— Begin Dataset section —

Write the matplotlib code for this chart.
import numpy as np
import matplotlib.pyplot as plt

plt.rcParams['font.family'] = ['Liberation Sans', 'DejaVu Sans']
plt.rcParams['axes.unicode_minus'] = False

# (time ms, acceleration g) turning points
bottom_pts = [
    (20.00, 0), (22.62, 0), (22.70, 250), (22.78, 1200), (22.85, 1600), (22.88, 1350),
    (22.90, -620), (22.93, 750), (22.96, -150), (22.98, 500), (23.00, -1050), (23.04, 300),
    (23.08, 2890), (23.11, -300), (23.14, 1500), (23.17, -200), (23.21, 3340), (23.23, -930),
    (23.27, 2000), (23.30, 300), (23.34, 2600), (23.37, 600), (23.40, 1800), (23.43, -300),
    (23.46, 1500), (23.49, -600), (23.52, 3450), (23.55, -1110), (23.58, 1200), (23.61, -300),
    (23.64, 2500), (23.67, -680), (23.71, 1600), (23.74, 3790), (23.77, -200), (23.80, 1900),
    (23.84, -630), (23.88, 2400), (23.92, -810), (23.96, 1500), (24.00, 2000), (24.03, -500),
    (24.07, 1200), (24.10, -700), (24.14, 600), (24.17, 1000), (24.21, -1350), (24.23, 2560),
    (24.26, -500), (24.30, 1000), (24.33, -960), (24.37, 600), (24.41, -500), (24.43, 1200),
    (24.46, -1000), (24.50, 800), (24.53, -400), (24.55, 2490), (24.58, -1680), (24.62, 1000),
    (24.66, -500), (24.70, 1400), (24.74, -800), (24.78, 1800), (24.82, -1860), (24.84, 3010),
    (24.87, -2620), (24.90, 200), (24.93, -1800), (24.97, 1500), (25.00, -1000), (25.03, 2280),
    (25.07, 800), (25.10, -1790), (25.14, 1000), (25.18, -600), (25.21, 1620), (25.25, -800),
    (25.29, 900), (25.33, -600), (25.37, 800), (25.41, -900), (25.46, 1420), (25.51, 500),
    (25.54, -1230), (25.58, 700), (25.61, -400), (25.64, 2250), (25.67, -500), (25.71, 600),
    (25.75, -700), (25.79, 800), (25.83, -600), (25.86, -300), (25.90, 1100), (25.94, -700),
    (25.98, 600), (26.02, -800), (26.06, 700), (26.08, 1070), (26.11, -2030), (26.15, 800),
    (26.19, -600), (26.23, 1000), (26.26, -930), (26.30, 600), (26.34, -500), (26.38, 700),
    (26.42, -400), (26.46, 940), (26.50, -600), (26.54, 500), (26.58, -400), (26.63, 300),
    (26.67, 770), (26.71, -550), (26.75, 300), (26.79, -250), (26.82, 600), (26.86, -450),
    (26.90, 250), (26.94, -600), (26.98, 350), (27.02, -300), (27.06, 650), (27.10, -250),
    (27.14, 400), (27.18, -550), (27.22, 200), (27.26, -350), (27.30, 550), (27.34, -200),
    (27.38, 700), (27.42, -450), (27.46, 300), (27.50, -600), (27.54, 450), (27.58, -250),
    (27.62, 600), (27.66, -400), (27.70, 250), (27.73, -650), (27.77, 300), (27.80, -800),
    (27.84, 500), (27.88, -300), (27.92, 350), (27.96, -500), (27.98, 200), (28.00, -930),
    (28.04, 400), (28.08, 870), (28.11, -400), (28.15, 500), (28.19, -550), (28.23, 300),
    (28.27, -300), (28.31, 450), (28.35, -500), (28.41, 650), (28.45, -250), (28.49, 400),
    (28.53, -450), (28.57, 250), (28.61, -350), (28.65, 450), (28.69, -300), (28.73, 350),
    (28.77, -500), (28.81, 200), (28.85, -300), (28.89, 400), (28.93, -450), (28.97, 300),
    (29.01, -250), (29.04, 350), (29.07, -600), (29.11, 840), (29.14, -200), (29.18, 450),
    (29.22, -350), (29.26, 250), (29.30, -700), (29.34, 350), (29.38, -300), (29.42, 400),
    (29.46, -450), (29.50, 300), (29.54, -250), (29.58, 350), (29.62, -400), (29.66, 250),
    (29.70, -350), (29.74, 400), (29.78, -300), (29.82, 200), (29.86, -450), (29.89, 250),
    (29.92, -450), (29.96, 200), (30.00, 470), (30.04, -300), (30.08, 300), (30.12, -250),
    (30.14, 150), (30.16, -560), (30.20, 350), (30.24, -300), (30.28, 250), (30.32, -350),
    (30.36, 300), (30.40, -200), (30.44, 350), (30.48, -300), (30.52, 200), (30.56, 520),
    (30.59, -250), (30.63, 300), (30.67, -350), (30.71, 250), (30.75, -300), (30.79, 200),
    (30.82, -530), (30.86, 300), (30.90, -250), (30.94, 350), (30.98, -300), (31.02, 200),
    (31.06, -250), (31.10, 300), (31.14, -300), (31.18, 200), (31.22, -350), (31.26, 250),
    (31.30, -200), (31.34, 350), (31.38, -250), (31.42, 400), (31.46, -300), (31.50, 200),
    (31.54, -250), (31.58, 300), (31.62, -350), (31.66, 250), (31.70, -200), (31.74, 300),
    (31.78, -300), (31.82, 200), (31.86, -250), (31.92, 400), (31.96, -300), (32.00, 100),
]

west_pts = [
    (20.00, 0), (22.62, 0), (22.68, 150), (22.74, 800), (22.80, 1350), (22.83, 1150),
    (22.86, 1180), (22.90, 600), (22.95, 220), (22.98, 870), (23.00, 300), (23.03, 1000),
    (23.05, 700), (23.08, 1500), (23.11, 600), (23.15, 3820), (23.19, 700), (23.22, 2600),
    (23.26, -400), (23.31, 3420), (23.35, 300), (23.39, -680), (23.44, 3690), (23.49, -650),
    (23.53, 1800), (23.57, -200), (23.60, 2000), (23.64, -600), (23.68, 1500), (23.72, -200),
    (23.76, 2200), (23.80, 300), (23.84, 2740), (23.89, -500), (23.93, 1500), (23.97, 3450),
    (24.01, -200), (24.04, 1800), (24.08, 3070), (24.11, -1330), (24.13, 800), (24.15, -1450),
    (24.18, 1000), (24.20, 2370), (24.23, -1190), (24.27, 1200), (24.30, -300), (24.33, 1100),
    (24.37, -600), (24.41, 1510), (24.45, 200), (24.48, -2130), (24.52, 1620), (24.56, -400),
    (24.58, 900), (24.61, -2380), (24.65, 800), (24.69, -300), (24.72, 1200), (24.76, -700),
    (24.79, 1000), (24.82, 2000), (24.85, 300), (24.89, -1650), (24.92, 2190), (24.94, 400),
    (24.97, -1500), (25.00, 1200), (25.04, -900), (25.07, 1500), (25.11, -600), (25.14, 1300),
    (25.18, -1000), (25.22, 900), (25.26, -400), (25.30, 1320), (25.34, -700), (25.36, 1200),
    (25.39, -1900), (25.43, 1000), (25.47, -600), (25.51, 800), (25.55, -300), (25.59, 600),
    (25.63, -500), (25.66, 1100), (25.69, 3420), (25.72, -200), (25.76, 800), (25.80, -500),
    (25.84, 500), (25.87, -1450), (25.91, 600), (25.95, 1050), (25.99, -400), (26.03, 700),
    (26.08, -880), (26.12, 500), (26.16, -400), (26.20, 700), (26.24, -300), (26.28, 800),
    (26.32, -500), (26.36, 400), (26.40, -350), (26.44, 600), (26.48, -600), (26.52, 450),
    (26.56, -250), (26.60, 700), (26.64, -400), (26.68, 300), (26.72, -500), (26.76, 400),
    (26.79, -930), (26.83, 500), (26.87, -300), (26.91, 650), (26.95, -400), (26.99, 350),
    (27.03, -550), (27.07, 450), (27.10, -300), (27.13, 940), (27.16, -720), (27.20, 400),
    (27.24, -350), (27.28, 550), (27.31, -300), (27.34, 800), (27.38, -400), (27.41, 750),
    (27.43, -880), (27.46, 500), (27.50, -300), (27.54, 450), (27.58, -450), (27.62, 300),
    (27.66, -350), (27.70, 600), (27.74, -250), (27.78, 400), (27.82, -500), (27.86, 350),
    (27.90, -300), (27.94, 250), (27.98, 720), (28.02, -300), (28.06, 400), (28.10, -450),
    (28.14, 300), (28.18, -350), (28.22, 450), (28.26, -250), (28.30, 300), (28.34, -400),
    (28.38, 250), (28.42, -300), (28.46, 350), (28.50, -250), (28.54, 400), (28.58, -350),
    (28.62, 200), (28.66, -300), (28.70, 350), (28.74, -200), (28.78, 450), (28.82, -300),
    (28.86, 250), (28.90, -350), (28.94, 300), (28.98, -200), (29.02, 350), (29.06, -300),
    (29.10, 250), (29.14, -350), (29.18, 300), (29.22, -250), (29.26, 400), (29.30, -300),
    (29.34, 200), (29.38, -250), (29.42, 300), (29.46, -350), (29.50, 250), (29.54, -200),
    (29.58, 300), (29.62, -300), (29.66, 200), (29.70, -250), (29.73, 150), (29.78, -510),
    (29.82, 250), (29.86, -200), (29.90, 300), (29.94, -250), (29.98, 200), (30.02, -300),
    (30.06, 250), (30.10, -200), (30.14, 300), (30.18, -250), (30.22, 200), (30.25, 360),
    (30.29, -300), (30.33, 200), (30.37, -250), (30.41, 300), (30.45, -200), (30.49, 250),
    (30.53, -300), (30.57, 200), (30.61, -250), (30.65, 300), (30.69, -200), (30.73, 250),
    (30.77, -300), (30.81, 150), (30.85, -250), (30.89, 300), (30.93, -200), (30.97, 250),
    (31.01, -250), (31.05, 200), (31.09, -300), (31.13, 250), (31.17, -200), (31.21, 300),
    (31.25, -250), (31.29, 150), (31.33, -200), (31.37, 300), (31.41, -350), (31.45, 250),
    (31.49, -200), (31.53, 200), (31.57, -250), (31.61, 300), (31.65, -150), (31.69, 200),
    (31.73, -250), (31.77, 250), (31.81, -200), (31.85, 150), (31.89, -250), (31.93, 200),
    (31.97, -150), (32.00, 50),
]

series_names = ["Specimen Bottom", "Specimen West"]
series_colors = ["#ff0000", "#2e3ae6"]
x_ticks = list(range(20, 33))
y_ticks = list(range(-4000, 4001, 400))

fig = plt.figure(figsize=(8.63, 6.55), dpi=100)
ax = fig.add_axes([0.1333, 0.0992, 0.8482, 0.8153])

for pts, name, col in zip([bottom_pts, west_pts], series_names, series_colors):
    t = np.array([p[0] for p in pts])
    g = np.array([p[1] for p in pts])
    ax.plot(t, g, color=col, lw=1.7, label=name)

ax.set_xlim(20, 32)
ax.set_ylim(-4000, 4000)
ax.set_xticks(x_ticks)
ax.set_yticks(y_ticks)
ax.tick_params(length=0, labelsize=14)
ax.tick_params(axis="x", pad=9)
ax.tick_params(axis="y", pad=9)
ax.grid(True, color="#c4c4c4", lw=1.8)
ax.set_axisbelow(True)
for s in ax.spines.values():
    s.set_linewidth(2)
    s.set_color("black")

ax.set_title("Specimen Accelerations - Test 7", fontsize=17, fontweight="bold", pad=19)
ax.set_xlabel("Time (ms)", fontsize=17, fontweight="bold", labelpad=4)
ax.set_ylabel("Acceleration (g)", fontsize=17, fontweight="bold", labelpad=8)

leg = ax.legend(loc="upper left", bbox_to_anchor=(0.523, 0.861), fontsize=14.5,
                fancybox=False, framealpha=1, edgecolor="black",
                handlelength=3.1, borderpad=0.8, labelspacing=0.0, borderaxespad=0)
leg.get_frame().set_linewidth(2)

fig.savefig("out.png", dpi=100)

— End Dataset section —

**Goal:** Check each line above for the word "matplotlib" and give the number of lines that have it, nothing else.

**Result of this task:** 2